__PROBLEM DETAILS__.
Leave the pictures out and quote every line from the start of the listing to the line with "const data = [nearAnode, middle, nearCathode].map(s", inclusive.

__GIVEN INFORMATION__.

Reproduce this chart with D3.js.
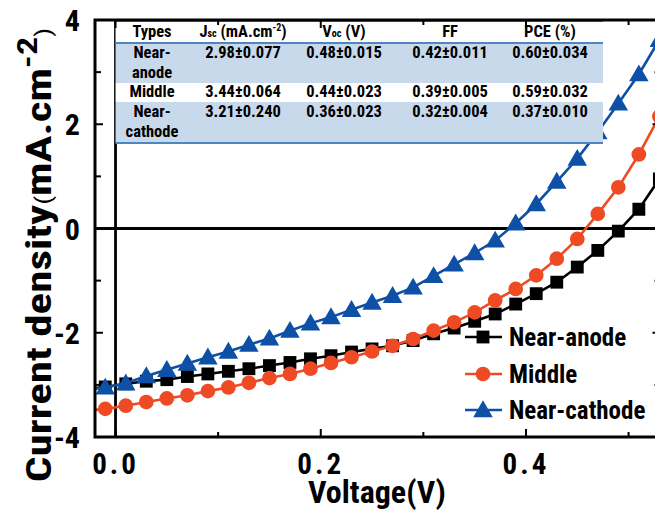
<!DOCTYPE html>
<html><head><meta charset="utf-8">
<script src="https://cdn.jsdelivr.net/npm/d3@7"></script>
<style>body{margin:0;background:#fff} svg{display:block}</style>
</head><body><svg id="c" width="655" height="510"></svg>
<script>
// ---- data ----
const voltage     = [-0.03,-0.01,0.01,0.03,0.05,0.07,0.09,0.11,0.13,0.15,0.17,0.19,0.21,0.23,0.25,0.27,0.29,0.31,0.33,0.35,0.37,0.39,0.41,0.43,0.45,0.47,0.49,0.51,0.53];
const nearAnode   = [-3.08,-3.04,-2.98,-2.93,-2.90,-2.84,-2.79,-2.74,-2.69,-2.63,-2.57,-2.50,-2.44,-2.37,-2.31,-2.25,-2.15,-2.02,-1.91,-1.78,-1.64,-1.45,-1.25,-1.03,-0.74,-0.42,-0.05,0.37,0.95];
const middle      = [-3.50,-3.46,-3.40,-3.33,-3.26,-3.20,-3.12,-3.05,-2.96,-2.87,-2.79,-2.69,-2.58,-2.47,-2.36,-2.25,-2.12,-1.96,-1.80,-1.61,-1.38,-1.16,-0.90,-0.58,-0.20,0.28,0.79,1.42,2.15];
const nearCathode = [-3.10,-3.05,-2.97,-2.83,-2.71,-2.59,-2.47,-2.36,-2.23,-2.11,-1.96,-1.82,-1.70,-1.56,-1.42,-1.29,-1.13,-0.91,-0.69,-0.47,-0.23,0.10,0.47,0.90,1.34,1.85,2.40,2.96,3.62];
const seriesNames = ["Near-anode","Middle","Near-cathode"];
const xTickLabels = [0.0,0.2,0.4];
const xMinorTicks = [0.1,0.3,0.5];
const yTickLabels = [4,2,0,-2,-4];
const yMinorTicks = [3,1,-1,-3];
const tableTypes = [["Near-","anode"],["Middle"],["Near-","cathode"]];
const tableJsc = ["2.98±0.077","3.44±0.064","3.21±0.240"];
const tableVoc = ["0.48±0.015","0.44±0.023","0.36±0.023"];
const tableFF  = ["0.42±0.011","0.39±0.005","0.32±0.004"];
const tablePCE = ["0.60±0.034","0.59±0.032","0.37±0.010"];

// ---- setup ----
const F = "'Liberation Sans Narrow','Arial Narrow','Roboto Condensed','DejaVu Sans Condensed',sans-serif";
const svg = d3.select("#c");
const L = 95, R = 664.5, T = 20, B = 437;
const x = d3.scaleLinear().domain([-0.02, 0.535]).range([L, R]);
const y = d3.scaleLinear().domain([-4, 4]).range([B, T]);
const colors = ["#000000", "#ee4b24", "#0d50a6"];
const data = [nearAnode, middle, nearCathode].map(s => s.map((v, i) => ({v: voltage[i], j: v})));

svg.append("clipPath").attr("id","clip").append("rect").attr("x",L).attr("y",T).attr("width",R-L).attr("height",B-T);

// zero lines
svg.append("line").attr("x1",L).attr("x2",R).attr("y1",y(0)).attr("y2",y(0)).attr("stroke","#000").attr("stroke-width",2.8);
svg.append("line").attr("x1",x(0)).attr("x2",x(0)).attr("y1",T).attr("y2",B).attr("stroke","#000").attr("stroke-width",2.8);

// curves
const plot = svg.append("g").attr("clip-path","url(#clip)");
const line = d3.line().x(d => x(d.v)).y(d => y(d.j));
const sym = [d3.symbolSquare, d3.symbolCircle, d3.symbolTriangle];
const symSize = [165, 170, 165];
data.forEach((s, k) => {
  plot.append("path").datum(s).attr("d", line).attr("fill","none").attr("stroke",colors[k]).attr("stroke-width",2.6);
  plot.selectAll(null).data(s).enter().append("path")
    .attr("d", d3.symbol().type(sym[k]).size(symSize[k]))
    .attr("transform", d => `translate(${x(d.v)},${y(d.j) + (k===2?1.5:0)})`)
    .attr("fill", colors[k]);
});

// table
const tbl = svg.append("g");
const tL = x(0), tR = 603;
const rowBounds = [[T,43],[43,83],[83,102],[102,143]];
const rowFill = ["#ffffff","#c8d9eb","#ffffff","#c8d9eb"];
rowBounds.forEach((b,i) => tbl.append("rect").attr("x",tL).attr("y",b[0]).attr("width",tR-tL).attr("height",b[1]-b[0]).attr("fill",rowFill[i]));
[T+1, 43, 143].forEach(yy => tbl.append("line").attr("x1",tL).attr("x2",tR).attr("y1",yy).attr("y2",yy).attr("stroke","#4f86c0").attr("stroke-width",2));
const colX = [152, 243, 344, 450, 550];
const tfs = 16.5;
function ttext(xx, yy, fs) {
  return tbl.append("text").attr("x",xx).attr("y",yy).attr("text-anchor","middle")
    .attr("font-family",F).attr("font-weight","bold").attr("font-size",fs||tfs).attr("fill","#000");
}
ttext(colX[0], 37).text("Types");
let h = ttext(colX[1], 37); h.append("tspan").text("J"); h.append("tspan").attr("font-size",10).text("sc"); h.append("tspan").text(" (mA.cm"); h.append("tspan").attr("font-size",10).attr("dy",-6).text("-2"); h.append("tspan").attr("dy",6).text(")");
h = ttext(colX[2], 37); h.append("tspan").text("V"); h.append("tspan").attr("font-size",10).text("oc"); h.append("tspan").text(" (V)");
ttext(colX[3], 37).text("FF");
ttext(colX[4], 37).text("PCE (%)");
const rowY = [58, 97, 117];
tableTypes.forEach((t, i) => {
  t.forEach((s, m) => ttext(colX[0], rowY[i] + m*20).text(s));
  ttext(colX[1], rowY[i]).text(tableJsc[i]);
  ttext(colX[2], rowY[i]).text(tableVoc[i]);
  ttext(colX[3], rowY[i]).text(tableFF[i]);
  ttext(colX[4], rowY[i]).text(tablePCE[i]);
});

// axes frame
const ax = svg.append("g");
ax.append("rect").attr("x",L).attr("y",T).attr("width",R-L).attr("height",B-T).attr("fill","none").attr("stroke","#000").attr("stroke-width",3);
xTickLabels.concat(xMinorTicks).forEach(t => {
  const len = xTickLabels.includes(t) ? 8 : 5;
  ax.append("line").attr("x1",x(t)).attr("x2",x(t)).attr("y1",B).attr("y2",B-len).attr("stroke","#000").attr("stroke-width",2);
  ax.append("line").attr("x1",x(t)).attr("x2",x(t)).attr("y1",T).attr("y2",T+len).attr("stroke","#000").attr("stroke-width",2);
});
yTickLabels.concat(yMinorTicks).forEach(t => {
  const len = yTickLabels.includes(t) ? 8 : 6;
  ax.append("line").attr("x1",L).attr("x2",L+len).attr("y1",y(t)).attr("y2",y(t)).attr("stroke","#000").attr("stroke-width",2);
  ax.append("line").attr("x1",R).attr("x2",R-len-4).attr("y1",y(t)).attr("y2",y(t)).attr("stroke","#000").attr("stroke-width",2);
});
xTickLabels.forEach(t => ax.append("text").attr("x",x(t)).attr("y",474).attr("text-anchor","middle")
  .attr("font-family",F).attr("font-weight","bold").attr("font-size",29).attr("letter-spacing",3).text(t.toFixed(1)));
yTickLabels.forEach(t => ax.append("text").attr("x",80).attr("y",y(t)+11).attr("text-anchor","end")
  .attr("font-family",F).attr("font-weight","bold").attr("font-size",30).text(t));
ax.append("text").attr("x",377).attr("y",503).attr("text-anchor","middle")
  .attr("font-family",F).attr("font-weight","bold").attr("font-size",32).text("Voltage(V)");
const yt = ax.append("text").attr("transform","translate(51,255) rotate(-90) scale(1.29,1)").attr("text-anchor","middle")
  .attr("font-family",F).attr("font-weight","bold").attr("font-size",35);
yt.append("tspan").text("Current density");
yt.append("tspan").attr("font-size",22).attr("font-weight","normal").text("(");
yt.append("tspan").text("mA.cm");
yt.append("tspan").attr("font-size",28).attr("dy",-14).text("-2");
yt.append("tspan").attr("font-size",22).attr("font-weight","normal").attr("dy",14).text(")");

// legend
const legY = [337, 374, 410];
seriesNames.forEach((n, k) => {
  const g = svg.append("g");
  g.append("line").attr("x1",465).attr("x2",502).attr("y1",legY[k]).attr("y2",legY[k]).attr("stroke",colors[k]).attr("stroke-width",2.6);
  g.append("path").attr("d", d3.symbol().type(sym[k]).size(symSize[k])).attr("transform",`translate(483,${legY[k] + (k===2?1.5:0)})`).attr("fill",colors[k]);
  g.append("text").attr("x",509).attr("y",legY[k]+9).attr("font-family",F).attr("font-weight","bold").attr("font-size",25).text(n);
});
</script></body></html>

__FULL SOLUTION__.
Reproduce this chart with D3.js.
<!DOCTYPE html>
<html><head><meta charset="utf-8">
<script src="https://cdn.jsdelivr.net/npm/d3@7"></script>
<style>body{margin:0;background:#fff} svg{display:block}</style>
</head><body><svg id="c" width="655" height="510"></svg>
<script>
// ---- data ----
const voltage     = [-0.03,-0.01,0.01,0.03,0.05,0.07,0.09,0.11,0.13,0.15,0.17,0.19,0.21,0.23,0.25,0.27,0.29,0.31,0.33,0.35,0.37,0.39,0.41,0.43,0.45,0.47,0.49,0.51,0.53];
const nearAnode   = [-3.08,-3.04,-2.98,-2.93,-2.90,-2.84,-2.79,-2.74,-2.69,-2.63,-2.57,-2.50,-2.44,-2.37,-2.31,-2.25,-2.15,-2.02,-1.91,-1.78,-1.64,-1.45,-1.25,-1.03,-0.74,-0.42,-0.05,0.37,0.95];
const middle      = [-3.50,-3.46,-3.40,-3.33,-3.26,-3.20,-3.12,-3.05,-2.96,-2.87,-2.79,-2.69,-2.58,-2.47,-2.36,-2.25,-2.12,-1.96,-1.80,-1.61,-1.38,-1.16,-0.90,-0.58,-0.20,0.28,0.79,1.42,2.15];
const nearCathode = [-3.10,-3.05,-2.97,-2.83,-2.71,-2.59,-2.47,-2.36,-2.23,-2.11,-1.96,-1.82,-1.70,-1.56,-1.42,-1.29,-1.13,-0.91,-0.69,-0.47,-0.23,0.10,0.47,0.90,1.34,1.85,2.40,2.96,3.62];
const seriesNames = ["Near-anode","Middle","Near-cathode"];
const xTickLabels = [0.0,0.2,0.4];
const xMinorTicks = [0.1,0.3,0.5];
const yTickLabels = [4,2,0,-2,-4];
const yMinorTicks = [3,1,-1,-3];
const tableTypes = [["Near-","anode"],["Middle"],["Near-","cathode"]];
const tableJsc = ["2.98±0.077","3.44±0.064","3.21±0.240"];
const tableVoc = ["0.48±0.015","0.44±0.023","0.36±0.023"];
const tableFF  = ["0.42±0.011","0.39±0.005","0.32±0.004"];
const tablePCE = ["0.60±0.034","0.59±0.032","0.37±0.010"];

// ---- setup ----
const F = "'Liberation Sans Narrow','Arial Narrow','Roboto Condensed','DejaVu Sans Condensed',sans-serif";
const svg = d3.select("#c");
const L = 95, R = 664.5, T = 20, B = 437;
const x = d3.scaleLinear().domain([-0.02, 0.535]).range([L, R]);
const y = d3.scaleLinear().domain([-4, 4]).range([B, T]);
const colors = ["#000000", "#ee4b24", "#0d50a6"];
const data = [nearAnode, middle, nearCathode].map(s => s.map((v, i) => ({v: voltage[i], j: v})));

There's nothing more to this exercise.